Caritas clean up operations in the Philippines after Haiyan

Debris lines the streets of Tacloban, Leyte island. Credit:  Eoghan Rice - Trócaire / Caritas

Debris lines the streets of Tacloban, Leyte island. Credit: Eoghan Rice – Trócaire / Caritas

While it doesn’t quite match the heroic images of aid work and emergency relief that is so often seen in the media, clearing debris is critical to the Caritas response in areas affected by Typhoon Haiyan.

Tacloban City, on the east coast of Leyte Island, was devastated both by Super Typhoon Haiyan on Friday 8th November 2013 and by a giant 5.2 metre wave of water, known as a storm surge. Thousands of people were killed as the wave flooded the city and completely flattened coastal regions as far as 100 metres inland.

Between winds gusting up to 380 km/h and the tsunami-like surge, the typhoon created a volume of damage and debris that is hard to exaggerate.

Piled several metres deep in many places, the debris not only poses a health risk as its organic contents begins to rot and attract plagues of vermin, but it can also lead to floods as it blocks drains and canals.

Tragically, the debris also contains the bodies of many of those missing: though there is at least some closure for families when their lost loved ones are finally retrieved by clean-up workers.

Most importantly for long term recovery, clearing of the land means that communities can begin to rebuild.

Soon after the disaster, many families managed to heap the debris into piles, and then constructed temporary shelters in the spaces. While this solved their most immediate concerns, there are longer term challenges for Caritas and local communities to overcome together.

Clearing up the mess is crucial before any work to provide permanent clean water supplies and new homes and schools can get underway. It’s a tough job – done by beneficiaries of a Caritas cash-for-work programme. Credit: Jim Stipe/Kent Truog – CRS

Clearing up the mess is crucial before any work to provide permanent clean water supplies and new homes and schools can get underway. It’s a tough job – done by beneficiaries of a Caritas cash-for-work programme. Credit: Jim Stipe/Kent Truog – CRS

Cash-for-work programmes are one of the ways Caritas injects money into the devastated economy while also clearing up the mess left behind by Typhoon Haiyan.

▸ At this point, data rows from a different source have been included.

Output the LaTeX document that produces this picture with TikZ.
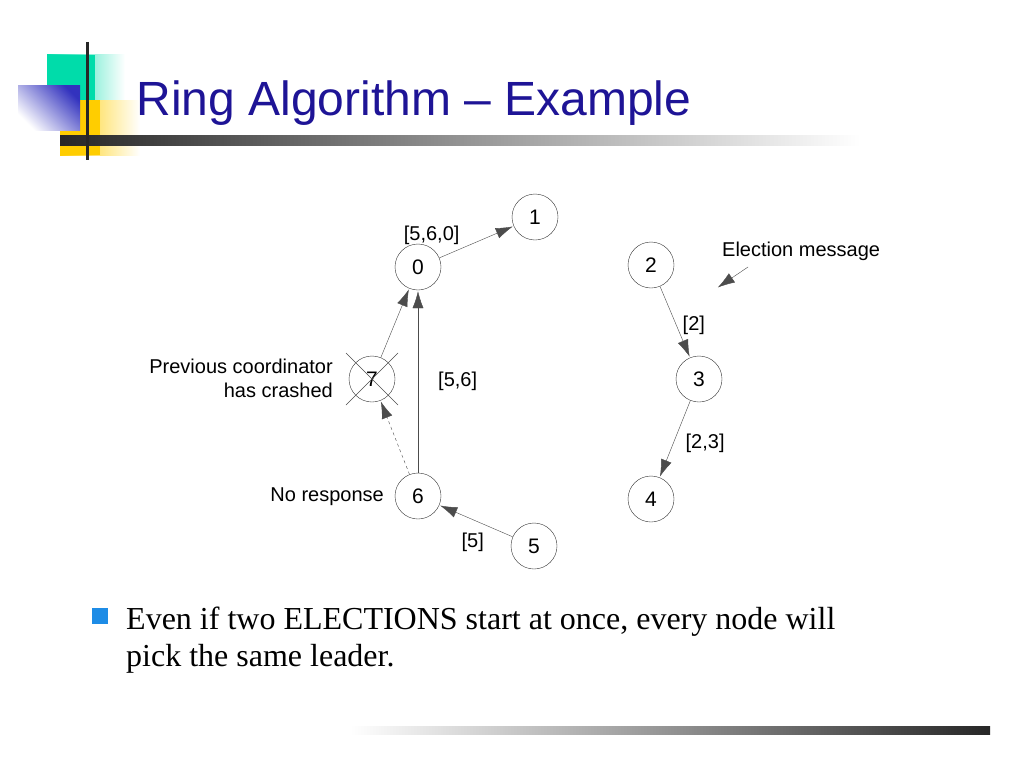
\documentclass[tikz,border=0pt]{standalone}
\usepackage{fontspec}
\setmainfont{Liberation Serif}
\setsansfont{Liberation Sans}
\usetikzlibrary{arrows.meta,positioning}
\definecolor{titleblue}{RGB}{30,20,150}
\definecolor{sqgreen}{RGB}{0,220,170}
\definecolor{sqyellow}{RGB}{255,205,0}
\definecolor{sqblue}{RGB}{50,50,190}
\definecolor{bulletblue}{RGB}{30,140,230}
\tikzset{
  proc/.style={circle, draw=black!80, thin, minimum size=46pt, inner sep=0pt, font=\sffamily\fontsize{21}{21}\selectfont},
  lbl/.style={font=\sffamily\fontsize{20}{24}\selectfont, inner sep=0pt},
  msg/.style={-{Latex[length=17pt,width=11pt]}, draw=black!70, thin, shorten >=1pt}
}
\begin{document}
\begin{tikzpicture}[x=1pt,y=-1pt]
            \useasboundingbox (0,0) rectangle (1024,768);
            \fill[white] (0,0) rectangle (1024,768);

            %Title decoration.
            \shade[left color=sqgreen, right color=white] (47,55) rectangle (125,100);
            \fill[sqgreen] (47,55) rectangle (95,100);
            \shade[left color=sqyellow, right color=white] (60,100) rectangle (140,155);
            \fill[sqyellow] (60,100) rectangle (100,155);
            \shade[top color=sqblue, bottom color=white, shading angle=-45] (18,85) rectangle (80,130);
            \shade[left color=black!85, right color=white] (60,135) rectangle (860,145);
            \draw[line width=3pt, black!85] (87,42) -- (87,160);
            \node (title) at (133,103) [anchor=west, text=titleblue, font=\sffamily\fontsize{48}{48}\selectfont] {Ring Algorithm -- Example};

            \node (1) at (535,217) [proc] {1};
            \node (0) at (418,267) [proc] {0};
            \node (2) at (651,265) [proc] {2};
            \node (3) at (699,379) [proc] {3};
            \node (7) at (372,379) [proc] {7};
            \node (4) at (651,499) [proc] {4};
            \node (6) at (418,496) [proc] {6};
            \node (5) at (534,546) [proc] {5};

            %Crash cross over the old coordinator.
            \draw[black!70, thin] (346,353) -- (398,405) (398,353) -- (346,405);

            \draw[msg] (0) to node [lbl, pos=0.3, above left=4pt and 2pt] {[5,6,0]} (1);
            \draw[msg] (7) to (0);
            \draw[msg] (6) to node [lbl, right=20pt] {[5,6]} (0);
            \draw[msg, dashed] (6) to (7);
            \draw[msg] (5) to node [lbl, below left=12pt and -8pt] {[5]} (6);
            \draw[msg] (2) to node [lbl, pos=0.55, right=6pt] {[2]} (3);
            \draw[msg] (3) to node [lbl, pos=0.55, right=12pt] {[2,3]} (4);

            \node (elec) at (722,251) [lbl, anchor=west] {Election message};
            \coordinate (elecend) at (748,267);
            \draw[msg] (elecend) to (717,288);

            \node (crash) at (333,378) [lbl, anchor=east, align=right] {Previous coordinator\\has crashed};
            \node (noresp) at (384,497) [lbl, anchor=east] {No response};

            \fill[bulletblue] (92,608) rectangle (108,624);
            \node (text) at (126,640) [anchor=west, align=left, font=\fontsize{32}{37}\selectfont, inner sep=0pt] {Even if two ELECTIONS start at once, every node will\\pick the same leader.};

            \shade[left color=white, right color=black!85] (350,726) rectangle (990,734);
        \end{tikzpicture}
\end{document}
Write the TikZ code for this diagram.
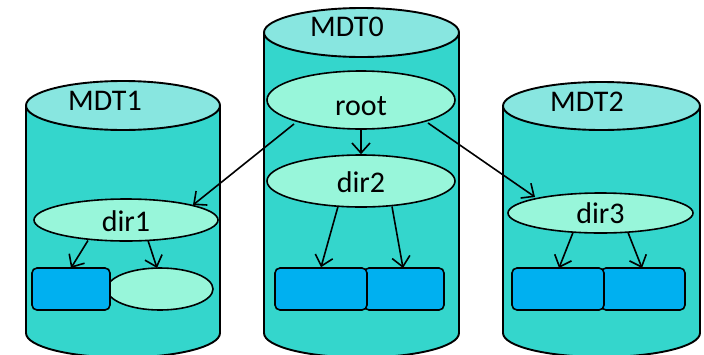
\documentclass[tikz,border=0pt]{standalone}
\usepackage{fontspec}
\setmainfont{Carlito}
\usetikzlibrary{arrows.meta,shapes.geometric}
\definecolor{cylbody}{RGB}{52,214,204}
\definecolor{cyltop}{RGB}{136,230,224}
\definecolor{mint}{RGB}{152,246,218}
\definecolor{boxblue}{RGB}{0,176,240}
\tikzset{
  cylline/.style={draw=black, line width=1.9pt},
  dirnode/.style={ellipse, draw=black, line width=1.6pt, fill=mint, inner sep=0pt, text height=22pt, text depth=0pt, font=\fontsize{30}{35}\selectfont},
  filebox/.style={rectangle, rounded corners=5pt, draw=black, line width=1.6pt, fill=boxblue, inner sep=0pt},
  lbl/.style={font=\fontsize{30}{35}\selectfont, inner sep=0pt, anchor=base},
  arr/.style={line width=1.6pt, -{Straight Barb[length=10pt,width=18pt,line width=1.6pt]}}
}
\newcommand{\mycyl}[5]{% cx, rx, topy, boty, ry
  \fill[cylbody] (#1-#2,#3) -- (#1-#2,#4) arc[start angle=180,end angle=0,x radius=#2,y radius=#5] -- (#1+#2,#3) -- cycle;
  \draw[cylline] (#1-#2,#3) -- (#1-#2,#4) arc[start angle=180,end angle=0,x radius=#2,y radius=#5] -- (#1+#2,#3);
  \draw[cylline, fill=cyltop] (#1,#3) ellipse[x radius=#2, y radius=#5];
}
\begin{document}
\begin{tikzpicture}[x=1pt,y=-1pt]
\useasboundingbox (0,0) rectangle (704,354);
\clip (0,0) rectangle (704,354);
% cylinders
\mycyl{123}{97}{105.5}{333}{24.5}
\mycyl{361.5}{97.5}{32.5}{333}{24.5}
\mycyl{601.5}{98.5}{106}{333}{24}
\node[lbl] (t1) at (105,110) {MDT1};
\node[lbl] (t0) at (347,36) {MDT0};
\node[lbl] (t2) at (587,111) {MDT2};
% directory ellipses
\node[dirnode, minimum width=188pt, minimum height=58pt, text height=30pt] (root) at (361,100) {root};
\node[dirnode, minimum width=188pt, minimum height=52pt] (dir2) at (361,181) {dir2};
\node[dirnode, minimum width=184pt, minimum height=42pt] (dir1) at (126,220) {dir1};
\node[dirnode, minimum width=185pt, minimum height=40pt, text height=20pt] (dir3) at (600.5,213) {dir3};
% MDT1 contents
\node[dirnode, minimum width=106pt, minimum height=42pt] (e1) at (160,289) {};
\node[filebox, minimum width=78pt, minimum height=42pt] (b1) at (71,289) {};
% MDT0 contents
\node[filebox, minimum width=80pt, minimum height=42pt] (b0r) at (404,289) {};
\node[filebox, minimum width=92pt, minimum height=42pt] (b0l) at (321,289) {};
% MDT2 contents
\node[filebox, minimum width=84pt, minimum height=42pt] (b2r) at (643,289) {};
\node[filebox, minimum width=92pt, minimum height=42pt] (b2l) at (558,289) {};
% connectors
\coordinate (s1) at (88,240.5);
\coordinate (a1) at (71,268);
\coordinate (s2) at (148,240.5);
\coordinate (a2) at (157,268);
\draw[arr] (s1) -- (a1);
\draw[arr] (s2) -- (a2);
\draw[arr] (root.south) -- (dir2.north);
\coordinate (s3) at (338,206.5);
\coordinate (s4) at (392,206.5);
\coordinate (a4) at (403,268);
\draw[arr] (s3) -- (b0l.north);
\draw[arr] (s4) -- (a4);
\coordinate (s5) at (573,232.5);
\coordinate (a5) at (559,268);
\coordinate (s6) at (628,232.5);
\coordinate (a6) at (642,268);
\draw[arr] (s5) -- (a5);
\draw[arr] (s6) -- (a6);
\coordinate (r1) at (294,124);
\coordinate (d1) at (193,205);
\coordinate (r2) at (428,123);
\coordinate (d3) at (535,197);
\draw[arr] (r1) -- (d1);
\draw[arr] (r2) -- (d3);
\end{tikzpicture}
\end{document}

It was crucial that the mountains of sodden debris and mud were gone before any work to provide permanent clean water supplies and new homes and schools could begin.

Palo town was torn apart as Haiyan cut a deadly gash through the Philippines. Like Tacloban, the cleanup operation has been immense.

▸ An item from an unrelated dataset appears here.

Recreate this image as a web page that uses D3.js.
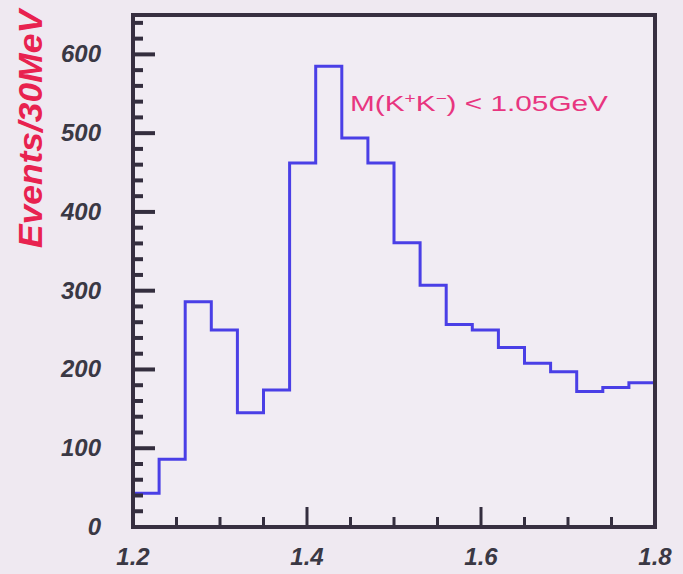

Dax Tibus runs the Caritas programme in Palo, having travelled to Leyte from his home on the southern Philippines island of Mindanao to help the relief effort.

“I’ve formed people into teams of 10 as at times like this we all need to feel that we belong to each other to get the hard work done,” he says. “I’ve learned a lot from working for Caritas in my home region where I ran programmes to heal the wounds left by ethnic and religious violence.”

Dax knows that digging through the debris has to be done with care and consideration. When bodies are discovered, the teams need time to process their emotions. Team members work 8 hours a day, 6 days a week and are happy to have the regular income and the consolation of their comradeship.

The work is going well ; the leader of one of the teams has come to show Dax which parts of a target area have already been cleared.

Anything re-useable must be shifted from the rubbish and salvaged. Wood is in especially short supply. This is how people who have lost their homes will get some of the materials to rebuild them.

Dax Tibus likes working with his teams and visiting to see what they have achieved. “This has to be done before we can move on – both physically and emotionally – to put Typhoon Haiyan behind us.”